P.S. I think most Auburn fans are in this for the long haul! So let the transition begin. The key is to improve each week….Not get worse. The defense is another story.
ANSWER: White is the most talented quarterback in the room. I wrote about this before the season even started. For whatever reason, Freeze doesn’t want to throw White to the wolves. Freeze missed his window on this. If he wanted to try White out, then he should have done it against New Mexico. Instead, he went with Brown. You can’t start freshman White against Oklahoma. That’s a disaster waiting to happen.
Robert in Stapleton, Ala., writes …
I see where Hugh Freeze left some tire tracks on a number of his players subsequent to the dumpster fire that was Auburn’s loss to Arkansas. Normally I would hold my nose at the stink associated with a college coach vocally bashing his players in a press conference. It’s a new day however.

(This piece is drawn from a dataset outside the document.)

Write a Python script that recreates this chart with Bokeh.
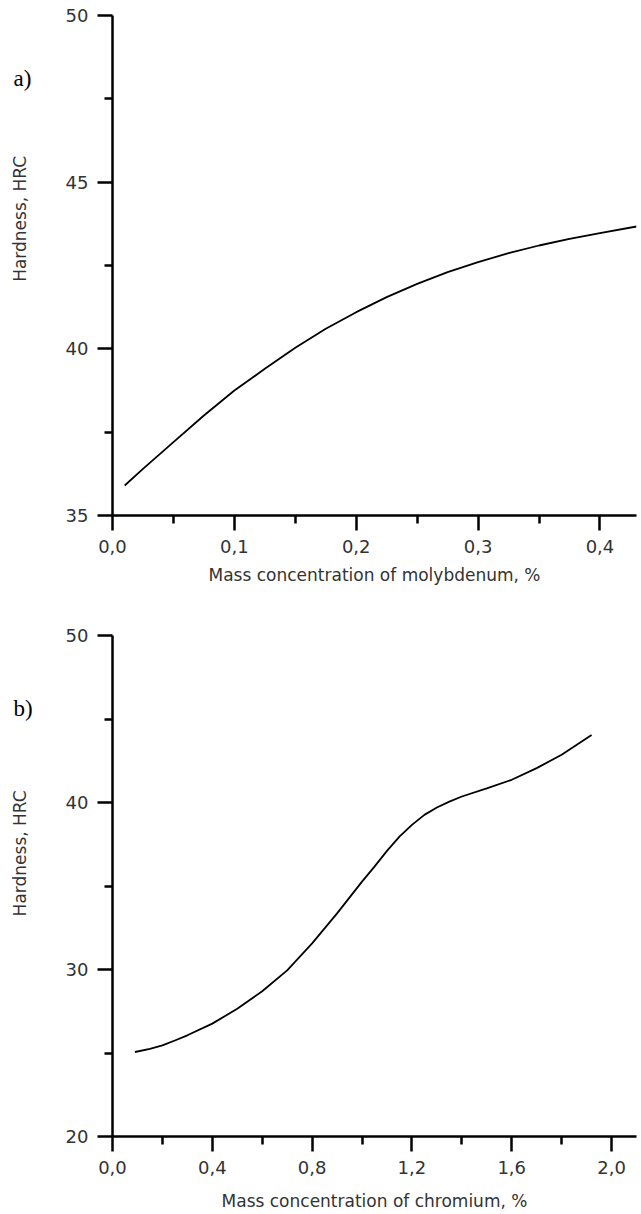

These players are now being paid handsomely to deliver. I believe that meets the definition of being “employed,” being compensated for performing a service. So, college players are now all about pay-for-play. I’m now a LOT less horrified at coaches calling them out for poor play, just like any boss would do. What say ya, Joe?
ANSWER: I appreciated the comments by former Ole Miss quarterback Bo Wallace after Freeze laid the blame on Brown and Thorne. Wallace was one of Freeze’s best quarterbacks, so it’s a bad look for Freeze that Wallace holds so much resentment towards his old coach. Resentment is a complex emotion, though. Maybe some of it stems from the fact that college quarterbacks are now getting paid millions and Wallace was born a decade too soon.
But Wallace is right. Freeze put those players in that position. Ultimately, it’s on the coach.
Mac in Mwanza, Tanzania, writes …
Offense: Maybe, the answer isn’t trying to make a size nine narrow foot fit comfortably, productively and efficiently into a size 12 extra-wide shoe. Jimbo Fisher was known for having a very complex offense that required quarterbacks with high and diverse skill sets. Prior to the New Mexico game, there was talk of Brown having a “narrower” playbook. He and the offense were productive. Yes, lesser competition, but productive. Freeze is going to run this dang offense in its entirety even if it kills us. Well it is. It feels like Gus Malzahn at times. Not much continuity or sequencing in play calling. At times, “Hey, let’s try this.”
Defense: On third-and-long, we seemed committed to rushing three and hoping the eight in coverage could stand up. They were six of nine on third-and-long, I believe. Yet, when we did blitz at other times, we were productive. At times our defense was good enough to frustrate [Bobby] Petrino and force a bench of the Arkansas quarterback for one series. Just not good enough when it needed to be.
So, on both offense and defense, is it the scheme or the players? The answer seems to be a combination of these issues. Ultimately what it comes down to is leadership, at all levels, from the players to the coaches. But as Colin Powell once said, “A plan is only good up until its moment of execution.”
ANSWER: The mailbag is world-wide! Ninth-grade Alabama geography required me to pull up Google Maps to find Tanzania. In Alabama, everyone was required to take geography in ninth grade, but I’m convinced that class was just an excuse for schools to stash coaches. I had a wrestling/baseball coach for ninth-grade geography. He read auto magazines the entire semester and gave everyone As. Sounds like Freeze’s film room this season.